RAW DATA:
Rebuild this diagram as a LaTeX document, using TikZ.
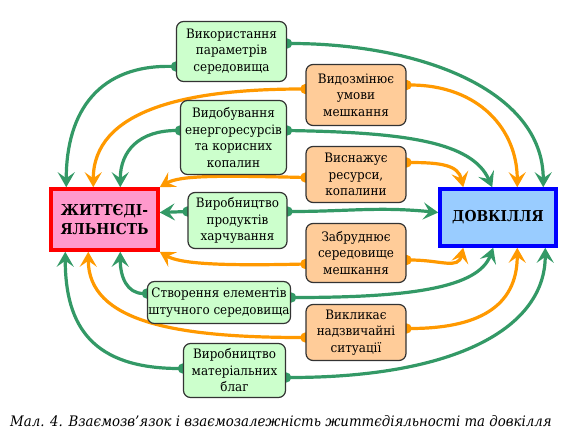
\documentclass[tikz,border=0pt]{standalone}
\usepackage{fontspec}
\setmainfont{DejaVu Serif}[FakeStretch=0.92]
\usetikzlibrary{arrows.meta,calc,backgrounds}
\definecolor{lnkgreen}{HTML}{339966}
\definecolor{lnkorange}{HTML}{FF9900}
\definecolor{boxgreen}{HTML}{CCFFCC}
\definecolor{boxorange}{HTML}{FFCC99}
\definecolor{lifepink}{HTML}{FF99CC}
\definecolor{envblue}{HTML}{99CCFF}
\tikzset{
  sbox/.style    = {draw=black!80, line width=1.2pt, rounded corners=7pt, align=center,
                    font=\fontsize{13}{16.5}\selectfont, inner sep=1pt},
  gbox/.style    = {sbox, fill=boxgreen},
  obox/.style    = {sbox, fill=boxorange, minimum width=100pt},
  mainbox/.style = {line width=3.5pt, align=center, font=\fontsize{15}{19}\selectfont\bfseries},
  link/.style    = {line width=3.2pt, shorten <=-5pt,
                    {Circle[length=10pt]}-{Stealth[length=15pt,width=17pt,inset=6pt]}},
  glink/.style   = {link, lnkgreen},
  olink/.style   = {link, lnkorange},
}
\begin{document}
\begin{tikzpicture}[x=1pt,y=-1pt]
  \useasboundingbox (0,0) rectangle (582,440);
  % the two main blocks
  \node[mainbox, draw=red, fill=lifepink, minimum width=107pt, minimum height=61pt]
    (life) at (104.5,219.5) {ЖИТТЄДІ-\\ЯЛЬНІСТЬ};
  \node[mainbox, draw=blue, fill=envblue, minimum width=116pt, minimum height=57pt]
    (env) at (498,217.5) {ДОВКІЛЛЯ};
  % green: what people do
  \node[gbox, minimum width=110pt, minimum height=60pt] (use)   at (231.5,51.5)  {Використання\\параметрів\\середовища};
  \node[gbox, minimum width=106pt, minimum height=74pt] (mine)  at (233.5,137.5) {Видобування\\енергоресурсів\\та корисних\\копалин};
  \node[gbox, minimum width=99pt,  minimum height=56pt] (food)  at (237.5,220.5) {Виробництво\\продуктів\\харчування};
  \node[gbox, minimum width=141pt, minimum height=42pt] (build) at (219,302.5)   {Створення елементів\\штучного середовища};
  \node[gbox, minimum width=102pt, minimum height=54pt] (goods) at (234.5,370.5) {Виробництво\\матеріальних\\благ};
  % orange: what it causes
  \node[obox, minimum height=61pt] (modify)  at (356,95)    {Видозмінює\\умови\\мешкання};
  \node[obox, minimum height=56pt] (deplete) at (356,174.5) {Виснажує\\ресурси,\\копалини};
  \node[obox, minimum height=59pt] (pollute) at (356,253)   {Забруднює\\середовище\\мешкання};
  \node[obox, minimum height=56pt] (emerg)   at (356,332.5) {Викликає\\надзвичайні\\ситуації};
  % links
  \begin{scope}[on background layer]
    \draw[glink] ($(use.west)+(0,15)$) .. controls +(-76,-2) and +(0,-77) .. ($(life.north west)+(17,0)$);
    \draw[glink] ($(use.east)+(0,-8)$) .. controls +(133,0) and +(0,-97) .. ($(env.north west)+(105,0)$);
    \draw[olink] ($(modify.west)+(0,-6)$) .. controls +(-120,0) and +(0,-77) .. ($(life.north west)+(44,0)$);
    \draw[olink] ($(modify.east)+(0,-10)$) .. controls +(73,0) and +(0,-57) .. ($(env.north west)+(79,0)$);
    \draw[glink] ($(mine.west)+(0,-7)$) .. controls +(-40,0) and +(0,-37) .. ($(life.north west)+(71,0)$);
    \draw[glink] ($(mine.east)+(0,-7)$) .. controls +(120,2) and +(-20,-45) .. ($(env.north west)+(54,0)$);
    \draw[olink] ($(deplete.west)+(0,3)$) .. controls +(-85,-2) and +(20,-12) .. (life.north east);
    \draw[olink] ($(deplete.east)+(0,-12)$) .. controls +(35,0) and +(-5,-22) .. ($(env.north west)+(25,0)$);
    \draw[glink] ($(food.west)+(0,-9)$) -- ($(life.east)+(0,-7)$);
    \draw[glink] ($(food.east)+(0,-9)$) .. controls +(60,0) and +(-60,-6) .. ($(env.west)+(0,-5)$);
    \draw[olink] ($(pollute.west)+(0,11)$) .. controls +(-85,2) and +(20,12) .. (life.south east);
    \draw[olink] ($(pollute.east)+(0,7)$) .. controls +(35,0) and +(-5,22) .. ($(env.south west)+(25,0)$);
    \draw[glink] ($(build.west)+(0,-9)$) .. controls +(-20,0) and +(0,25) .. ($(life.south west)+(71,0)$);
    \draw[glink] ($(build.east)+(0,-5)$) .. controls +(120,0) and +(-15,40) .. ($(env.south west)+(55,0)$);
    \draw[olink] ($(emerg.west)+(0,5)$) .. controls +(-130,0) and +(0,70) .. ($(life.south west)+(39,0)$);
    \draw[olink] ($(emerg.east)+(0,-4)$) .. controls +(70,0) and +(0,60) .. ($(env.south west)+(79,0)$);
    \draw[glink] ($(goods.west)+(0,-2)$) .. controls +(-90,0) and +(0,75) .. ($(life.south west)+(16,0)$);
    \draw[glink] ($(goods.east)+(0,7)$) .. controls +(170,0) and +(0,80) .. ($(env.south west)+(107,0)$);
  \end{scope}
  % caption
  \node[font=\fontsize{14.5}{17}\selectfont\itshape] (caption) at (281,421)
    {Мал. 4. Взаємозв’язок і взаємозалежність життєдіяльності та довкілля};
\end{tikzpicture}
\end{document}
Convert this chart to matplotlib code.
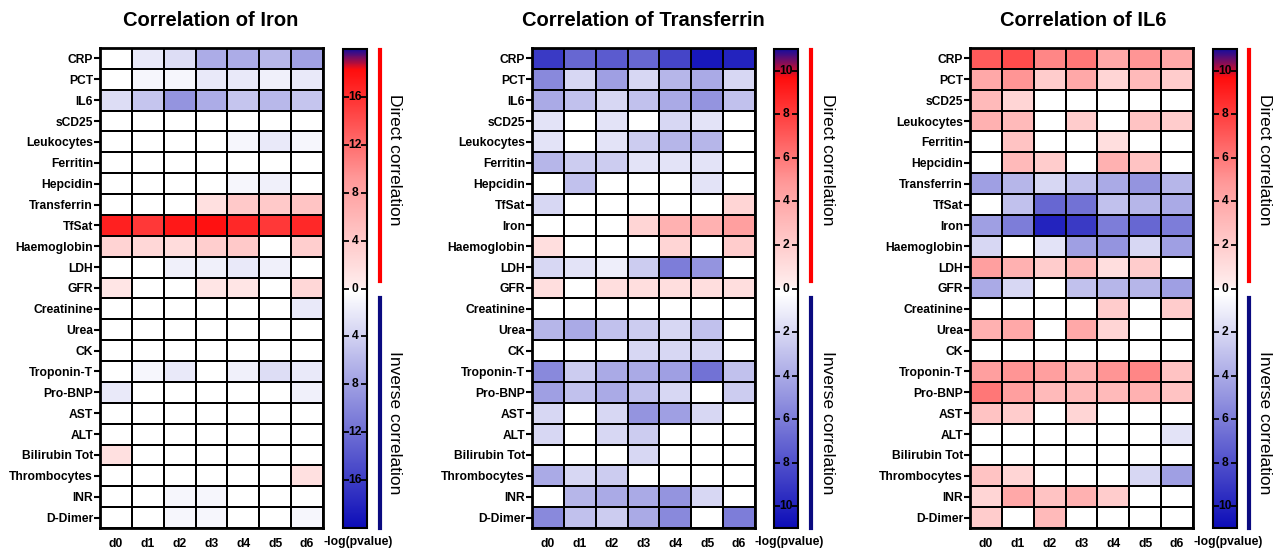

OBJECTIVE:
Repeat the listing verbatim. Skip the pictures.

ANSWER BELOW:
Rebuild this diagram as a LaTeX document, using TikZ.
\documentclass[tikz,border=0pt]{standalone}
\usepackage{fontspec}
\setmainfont{DejaVu Serif}[FakeStretch=0.92]
\usetikzlibrary{arrows.meta,calc,backgrounds}
\definecolor{lnkgreen}{HTML}{339966}
\definecolor{lnkorange}{HTML}{FF9900}
\definecolor{boxgreen}{HTML}{CCFFCC}
\definecolor{boxorange}{HTML}{FFCC99}
\definecolor{lifepink}{HTML}{FF99CC}
\definecolor{envblue}{HTML}{99CCFF}
\tikzset{
  sbox/.style    = {draw=black!80, line width=1.2pt, rounded corners=7pt, align=center,
                    font=\fontsize{13}{16.5}\selectfont, inner sep=1pt},
  gbox/.style    = {sbox, fill=boxgreen},
  obox/.style    = {sbox, fill=boxorange, minimum width=100pt},
  mainbox/.style = {line width=3.5pt, align=center, font=\fontsize{15}{19}\selectfont\bfseries},
  link/.style    = {line width=3.2pt, shorten <=-5pt,
                    {Circle[length=10pt]}-{Stealth[length=15pt,width=17pt,inset=6pt]}},
  glink/.style   = {link, lnkgreen},
  olink/.style   = {link, lnkorange},
}
\begin{document}
\begin{tikzpicture}[x=1pt,y=-1pt]
  \useasboundingbox (0,0) rectangle (582,440);
  % the two main blocks
  \node[mainbox, draw=red, fill=lifepink, minimum width=107pt, minimum height=61pt]
    (life) at (104.5,219.5) {ЖИТТЄДІ-\\ЯЛЬНІСТЬ};
  \node[mainbox, draw=blue, fill=envblue, minimum width=116pt, minimum height=57pt]
    (env) at (498,217.5) {ДОВКІЛЛЯ};
  % green: what people do
  \node[gbox, minimum width=110pt, minimum height=60pt] (use)   at (231.5,51.5)  {Використання\\параметрів\\середовища};
  \node[gbox, minimum width=106pt, minimum height=74pt] (mine)  at (233.5,137.5) {Видобування\\енергоресурсів\\та корисних\\копалин};
  \node[gbox, minimum width=99pt,  minimum height=56pt] (food)  at (237.5,220.5) {Виробництво\\продуктів\\харчування};
  \node[gbox, minimum width=141pt, minimum height=42pt] (build) at (219,302.5)   {Створення елементів\\штучного середовища};
  \node[gbox, minimum width=102pt, minimum height=54pt] (goods) at (234.5,370.5) {Виробництво\\матеріальних\\благ};
  % orange: what it causes
  \node[obox, minimum height=61pt] (modify)  at (356,95)    {Видозмінює\\умови\\мешкання};
  \node[obox, minimum height=56pt] (deplete) at (356,174.5) {Виснажує\\ресурси,\\копалини};
  \node[obox, minimum height=59pt] (pollute) at (356,253)   {Забруднює\\середовище\\мешкання};
  \node[obox, minimum height=56pt] (emerg)   at (356,332.5) {Викликає\\надзвичайні\\ситуації};
  % links
  \begin{scope}[on background layer]
    \draw[glink] ($(use.west)+(0,15)$) .. controls +(-76,-2) and +(0,-77) .. ($(life.north west)+(17,0)$);
    \draw[glink] ($(use.east)+(0,-8)$) .. controls +(133,0) and +(0,-97) .. ($(env.north west)+(105,0)$);
    \draw[olink] ($(modify.west)+(0,-6)$) .. controls +(-120,0) and +(0,-77) .. ($(life.north west)+(44,0)$);
    \draw[olink] ($(modify.east)+(0,-10)$) .. controls +(73,0) and +(0,-57) .. ($(env.north west)+(79,0)$);
    \draw[glink] ($(mine.west)+(0,-7)$) .. controls +(-40,0) and +(0,-37) .. ($(life.north west)+(71,0)$);
    \draw[glink] ($(mine.east)+(0,-7)$) .. controls +(120,2) and +(-20,-45) .. ($(env.north west)+(54,0)$);
    \draw[olink] ($(deplete.west)+(0,3)$) .. controls +(-85,-2) and +(20,-12) .. (life.north east);
    \draw[olink] ($(deplete.east)+(0,-12)$) .. controls +(35,0) and +(-5,-22) .. ($(env.north west)+(25,0)$);
    \draw[glink] ($(food.west)+(0,-9)$) -- ($(life.east)+(0,-7)$);
    \draw[glink] ($(food.east)+(0,-9)$) .. controls +(60,0) and +(-60,-6) .. ($(env.west)+(0,-5)$);
    \draw[olink] ($(pollute.west)+(0,11)$) .. controls +(-85,2) and +(20,12) .. (life.south east);
    \draw[olink] ($(pollute.east)+(0,7)$) .. controls +(35,0) and +(-5,22) .. ($(env.south west)+(25,0)$);
    \draw[glink] ($(build.west)+(0,-9)$) .. controls +(-20,0) and +(0,25) .. ($(life.south west)+(71,0)$);
    \draw[glink] ($(build.east)+(0,-5)$) .. controls +(120,0) and +(-15,40) .. ($(env.south west)+(55,0)$);
    \draw[olink] ($(emerg.west)+(0,5)$) .. controls +(-130,0) and +(0,70) .. ($(life.south west)+(39,0)$);
    \draw[olink] ($(emerg.east)+(0,-4)$) .. controls +(70,0) and +(0,60) .. ($(env.south west)+(79,0)$);
    \draw[glink] ($(goods.west)+(0,-2)$) .. controls +(-90,0) and +(0,75) .. ($(life.south west)+(16,0)$);
    \draw[glink] ($(goods.east)+(0,7)$) .. controls +(170,0) and +(0,80) .. ($(env.south west)+(107,0)$);
  \end{scope}
  % caption
  \node[font=\fontsize{14.5}{17}\selectfont\itshape] (caption) at (281,421)
    {Мал. 4. Взаємозв’язок і взаємозалежність життєдіяльності та довкілля};
\end{tikzpicture}
\end{document}
Convert this chart to matplotlib code.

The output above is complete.